- _DIRECTIVE_:
Where a line holds "Apache", copy it.

Rows from a dataset of charts and code:

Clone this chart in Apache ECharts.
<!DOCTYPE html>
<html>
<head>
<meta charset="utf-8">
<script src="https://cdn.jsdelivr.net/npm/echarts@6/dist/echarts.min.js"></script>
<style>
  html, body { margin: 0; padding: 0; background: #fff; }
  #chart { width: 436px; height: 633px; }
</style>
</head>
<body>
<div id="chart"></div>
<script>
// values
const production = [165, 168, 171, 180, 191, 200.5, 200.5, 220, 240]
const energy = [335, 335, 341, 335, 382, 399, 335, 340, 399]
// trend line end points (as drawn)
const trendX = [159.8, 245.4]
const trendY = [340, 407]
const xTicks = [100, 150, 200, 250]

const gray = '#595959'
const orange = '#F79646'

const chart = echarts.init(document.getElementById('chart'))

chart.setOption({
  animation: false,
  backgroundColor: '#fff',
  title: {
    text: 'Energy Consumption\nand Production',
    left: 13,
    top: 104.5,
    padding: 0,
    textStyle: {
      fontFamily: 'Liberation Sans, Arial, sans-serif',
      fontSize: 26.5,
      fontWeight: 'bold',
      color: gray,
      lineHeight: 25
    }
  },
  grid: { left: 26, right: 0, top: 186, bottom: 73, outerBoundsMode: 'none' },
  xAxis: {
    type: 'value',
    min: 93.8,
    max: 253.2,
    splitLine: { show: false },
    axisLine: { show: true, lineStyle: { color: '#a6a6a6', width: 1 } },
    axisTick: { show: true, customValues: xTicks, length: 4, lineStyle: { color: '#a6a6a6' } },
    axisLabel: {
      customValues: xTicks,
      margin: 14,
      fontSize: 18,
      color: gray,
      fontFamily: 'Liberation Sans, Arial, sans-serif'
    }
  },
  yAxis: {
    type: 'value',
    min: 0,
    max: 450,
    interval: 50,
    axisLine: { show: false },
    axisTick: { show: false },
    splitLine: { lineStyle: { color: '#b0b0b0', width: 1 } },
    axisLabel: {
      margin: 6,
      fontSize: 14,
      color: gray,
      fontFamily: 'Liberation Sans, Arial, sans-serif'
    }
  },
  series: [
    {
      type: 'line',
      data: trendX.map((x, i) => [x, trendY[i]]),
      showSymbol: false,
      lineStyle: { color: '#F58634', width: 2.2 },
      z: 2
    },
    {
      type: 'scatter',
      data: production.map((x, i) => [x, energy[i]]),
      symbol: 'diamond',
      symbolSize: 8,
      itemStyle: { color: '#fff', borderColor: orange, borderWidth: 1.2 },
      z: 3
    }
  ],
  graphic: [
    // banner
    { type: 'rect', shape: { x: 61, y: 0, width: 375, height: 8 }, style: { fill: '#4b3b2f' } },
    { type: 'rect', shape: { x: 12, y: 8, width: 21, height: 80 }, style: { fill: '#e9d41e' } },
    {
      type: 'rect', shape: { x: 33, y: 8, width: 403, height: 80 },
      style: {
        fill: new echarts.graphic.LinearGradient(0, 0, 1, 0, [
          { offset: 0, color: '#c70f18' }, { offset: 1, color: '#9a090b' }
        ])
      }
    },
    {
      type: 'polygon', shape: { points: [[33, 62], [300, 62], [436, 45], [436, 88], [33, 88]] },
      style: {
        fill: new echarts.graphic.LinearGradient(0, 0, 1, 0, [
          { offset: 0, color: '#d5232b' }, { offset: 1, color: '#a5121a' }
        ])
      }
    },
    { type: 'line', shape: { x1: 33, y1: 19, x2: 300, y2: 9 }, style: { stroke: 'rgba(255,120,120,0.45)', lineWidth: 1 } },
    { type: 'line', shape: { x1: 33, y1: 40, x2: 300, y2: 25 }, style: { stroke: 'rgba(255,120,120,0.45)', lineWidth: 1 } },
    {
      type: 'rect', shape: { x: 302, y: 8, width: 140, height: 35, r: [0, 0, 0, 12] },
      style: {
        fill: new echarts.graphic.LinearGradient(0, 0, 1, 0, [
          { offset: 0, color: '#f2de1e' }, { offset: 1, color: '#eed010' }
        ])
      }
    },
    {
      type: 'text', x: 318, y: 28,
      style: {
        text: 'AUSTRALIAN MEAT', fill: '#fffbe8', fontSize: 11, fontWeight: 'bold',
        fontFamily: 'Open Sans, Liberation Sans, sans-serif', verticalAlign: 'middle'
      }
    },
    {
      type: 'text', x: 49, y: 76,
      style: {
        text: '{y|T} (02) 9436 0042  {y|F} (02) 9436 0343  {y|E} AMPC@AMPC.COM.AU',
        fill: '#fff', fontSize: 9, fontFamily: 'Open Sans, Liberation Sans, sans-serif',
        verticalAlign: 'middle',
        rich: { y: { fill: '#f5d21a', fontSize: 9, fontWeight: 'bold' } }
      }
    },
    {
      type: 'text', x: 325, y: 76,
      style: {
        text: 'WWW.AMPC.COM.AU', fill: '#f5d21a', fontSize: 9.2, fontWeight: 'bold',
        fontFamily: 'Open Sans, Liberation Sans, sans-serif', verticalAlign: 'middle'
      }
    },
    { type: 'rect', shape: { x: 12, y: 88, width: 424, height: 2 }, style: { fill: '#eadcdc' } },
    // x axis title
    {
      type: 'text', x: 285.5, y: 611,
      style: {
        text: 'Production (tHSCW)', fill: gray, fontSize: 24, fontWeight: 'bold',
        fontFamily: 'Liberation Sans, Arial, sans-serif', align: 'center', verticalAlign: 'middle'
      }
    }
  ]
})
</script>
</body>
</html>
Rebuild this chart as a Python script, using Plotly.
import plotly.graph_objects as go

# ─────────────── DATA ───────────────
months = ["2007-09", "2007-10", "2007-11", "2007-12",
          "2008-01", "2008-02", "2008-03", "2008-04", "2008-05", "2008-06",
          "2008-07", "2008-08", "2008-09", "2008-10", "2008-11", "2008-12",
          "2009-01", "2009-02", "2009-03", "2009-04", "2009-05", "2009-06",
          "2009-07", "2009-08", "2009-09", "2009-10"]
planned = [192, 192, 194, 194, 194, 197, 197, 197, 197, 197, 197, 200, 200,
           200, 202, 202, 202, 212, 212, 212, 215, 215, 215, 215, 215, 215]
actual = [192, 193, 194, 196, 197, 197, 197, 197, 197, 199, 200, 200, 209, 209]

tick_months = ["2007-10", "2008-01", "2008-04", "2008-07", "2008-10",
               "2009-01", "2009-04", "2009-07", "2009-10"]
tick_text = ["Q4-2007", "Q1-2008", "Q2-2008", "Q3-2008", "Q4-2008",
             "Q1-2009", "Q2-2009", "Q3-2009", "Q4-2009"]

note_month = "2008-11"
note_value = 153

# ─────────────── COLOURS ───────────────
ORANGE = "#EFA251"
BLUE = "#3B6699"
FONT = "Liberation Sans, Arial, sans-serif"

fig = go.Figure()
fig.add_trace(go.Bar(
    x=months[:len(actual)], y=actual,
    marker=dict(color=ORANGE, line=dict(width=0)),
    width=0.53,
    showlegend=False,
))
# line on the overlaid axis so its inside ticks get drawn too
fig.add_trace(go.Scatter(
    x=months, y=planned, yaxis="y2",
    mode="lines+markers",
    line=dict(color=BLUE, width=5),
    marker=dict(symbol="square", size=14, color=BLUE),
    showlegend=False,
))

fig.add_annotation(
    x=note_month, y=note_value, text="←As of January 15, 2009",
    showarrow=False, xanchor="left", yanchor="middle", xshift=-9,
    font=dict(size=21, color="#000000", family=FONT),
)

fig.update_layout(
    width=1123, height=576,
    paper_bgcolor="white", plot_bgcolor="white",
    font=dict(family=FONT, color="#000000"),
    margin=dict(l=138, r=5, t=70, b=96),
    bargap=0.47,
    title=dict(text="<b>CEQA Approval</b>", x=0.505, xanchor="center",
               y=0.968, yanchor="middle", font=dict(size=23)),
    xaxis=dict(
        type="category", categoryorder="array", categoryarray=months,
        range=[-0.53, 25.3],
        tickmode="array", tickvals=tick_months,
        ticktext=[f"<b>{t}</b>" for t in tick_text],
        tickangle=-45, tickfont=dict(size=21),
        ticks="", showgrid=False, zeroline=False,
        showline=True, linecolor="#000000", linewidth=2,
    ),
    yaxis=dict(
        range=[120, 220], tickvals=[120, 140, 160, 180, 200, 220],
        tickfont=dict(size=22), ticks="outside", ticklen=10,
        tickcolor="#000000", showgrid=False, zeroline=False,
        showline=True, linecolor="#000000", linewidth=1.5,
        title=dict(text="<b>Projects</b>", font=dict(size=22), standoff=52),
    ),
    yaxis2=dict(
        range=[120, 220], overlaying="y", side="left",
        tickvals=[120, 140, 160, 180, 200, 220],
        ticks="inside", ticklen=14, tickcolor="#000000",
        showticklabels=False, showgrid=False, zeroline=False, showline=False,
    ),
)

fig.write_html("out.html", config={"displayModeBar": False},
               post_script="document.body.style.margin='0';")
==
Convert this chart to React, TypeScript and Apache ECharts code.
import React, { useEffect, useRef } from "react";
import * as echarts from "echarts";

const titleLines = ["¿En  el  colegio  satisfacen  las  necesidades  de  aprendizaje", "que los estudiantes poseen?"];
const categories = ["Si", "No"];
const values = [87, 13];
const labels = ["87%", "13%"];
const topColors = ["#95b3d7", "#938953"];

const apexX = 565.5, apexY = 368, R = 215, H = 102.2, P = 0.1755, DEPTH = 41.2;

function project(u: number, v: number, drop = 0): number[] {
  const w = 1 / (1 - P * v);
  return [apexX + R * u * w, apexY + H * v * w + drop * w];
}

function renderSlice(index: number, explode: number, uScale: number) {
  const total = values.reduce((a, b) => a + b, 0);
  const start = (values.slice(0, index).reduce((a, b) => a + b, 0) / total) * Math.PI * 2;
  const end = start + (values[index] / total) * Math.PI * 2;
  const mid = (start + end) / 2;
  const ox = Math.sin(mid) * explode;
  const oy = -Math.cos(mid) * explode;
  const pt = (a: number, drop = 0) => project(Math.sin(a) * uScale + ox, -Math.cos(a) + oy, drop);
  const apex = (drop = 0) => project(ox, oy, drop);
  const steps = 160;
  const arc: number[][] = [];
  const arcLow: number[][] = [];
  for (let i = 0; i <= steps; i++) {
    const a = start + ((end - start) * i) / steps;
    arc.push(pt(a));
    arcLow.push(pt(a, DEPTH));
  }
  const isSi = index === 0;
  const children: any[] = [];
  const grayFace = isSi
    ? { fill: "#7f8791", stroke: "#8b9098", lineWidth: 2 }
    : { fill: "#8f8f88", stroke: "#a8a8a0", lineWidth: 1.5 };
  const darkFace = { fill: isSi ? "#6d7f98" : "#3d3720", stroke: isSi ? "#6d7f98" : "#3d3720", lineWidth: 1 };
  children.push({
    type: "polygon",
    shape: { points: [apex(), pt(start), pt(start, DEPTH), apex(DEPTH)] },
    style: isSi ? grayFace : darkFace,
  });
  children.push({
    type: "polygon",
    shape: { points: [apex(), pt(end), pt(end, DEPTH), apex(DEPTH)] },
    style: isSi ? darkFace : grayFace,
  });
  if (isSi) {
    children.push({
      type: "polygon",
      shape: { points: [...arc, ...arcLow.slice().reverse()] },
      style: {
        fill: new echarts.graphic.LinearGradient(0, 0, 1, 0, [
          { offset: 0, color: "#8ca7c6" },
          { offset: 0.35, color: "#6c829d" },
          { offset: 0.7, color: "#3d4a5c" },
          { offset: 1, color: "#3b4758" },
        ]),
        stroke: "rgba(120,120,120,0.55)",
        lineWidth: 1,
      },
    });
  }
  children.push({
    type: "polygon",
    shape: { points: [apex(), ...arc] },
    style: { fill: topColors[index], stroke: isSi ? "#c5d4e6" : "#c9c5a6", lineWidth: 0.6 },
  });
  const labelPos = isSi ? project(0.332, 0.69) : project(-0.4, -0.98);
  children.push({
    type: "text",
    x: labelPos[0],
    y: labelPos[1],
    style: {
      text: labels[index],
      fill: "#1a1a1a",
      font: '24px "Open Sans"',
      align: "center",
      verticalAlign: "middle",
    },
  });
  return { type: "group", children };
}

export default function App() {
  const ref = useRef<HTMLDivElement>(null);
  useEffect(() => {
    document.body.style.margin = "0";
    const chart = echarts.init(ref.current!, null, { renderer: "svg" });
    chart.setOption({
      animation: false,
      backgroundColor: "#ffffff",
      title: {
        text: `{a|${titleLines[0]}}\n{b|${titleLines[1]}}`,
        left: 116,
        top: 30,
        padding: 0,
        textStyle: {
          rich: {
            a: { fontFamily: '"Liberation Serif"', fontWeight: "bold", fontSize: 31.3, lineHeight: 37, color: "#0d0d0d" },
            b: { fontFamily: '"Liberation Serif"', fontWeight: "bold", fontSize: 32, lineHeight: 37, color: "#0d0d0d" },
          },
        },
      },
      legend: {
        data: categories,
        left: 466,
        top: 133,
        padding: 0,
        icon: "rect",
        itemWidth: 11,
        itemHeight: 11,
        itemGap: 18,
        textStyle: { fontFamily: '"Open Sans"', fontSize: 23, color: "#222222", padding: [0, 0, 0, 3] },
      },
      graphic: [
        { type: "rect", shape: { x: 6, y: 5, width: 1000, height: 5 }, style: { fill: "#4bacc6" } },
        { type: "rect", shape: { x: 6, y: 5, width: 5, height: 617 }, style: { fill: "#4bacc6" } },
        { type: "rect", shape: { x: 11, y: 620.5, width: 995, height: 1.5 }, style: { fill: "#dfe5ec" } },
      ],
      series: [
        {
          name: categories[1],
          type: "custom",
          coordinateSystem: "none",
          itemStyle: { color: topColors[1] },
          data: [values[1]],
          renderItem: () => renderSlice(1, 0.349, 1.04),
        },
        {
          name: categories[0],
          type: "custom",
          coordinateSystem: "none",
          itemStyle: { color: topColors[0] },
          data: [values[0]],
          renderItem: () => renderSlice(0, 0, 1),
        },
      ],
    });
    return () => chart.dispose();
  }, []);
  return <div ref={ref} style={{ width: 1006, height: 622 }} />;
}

- _EXERCISE OUTPUT_:
Clone this chart in Apache ECharts.
Convert this chart to React, TypeScript and Apache ECharts code.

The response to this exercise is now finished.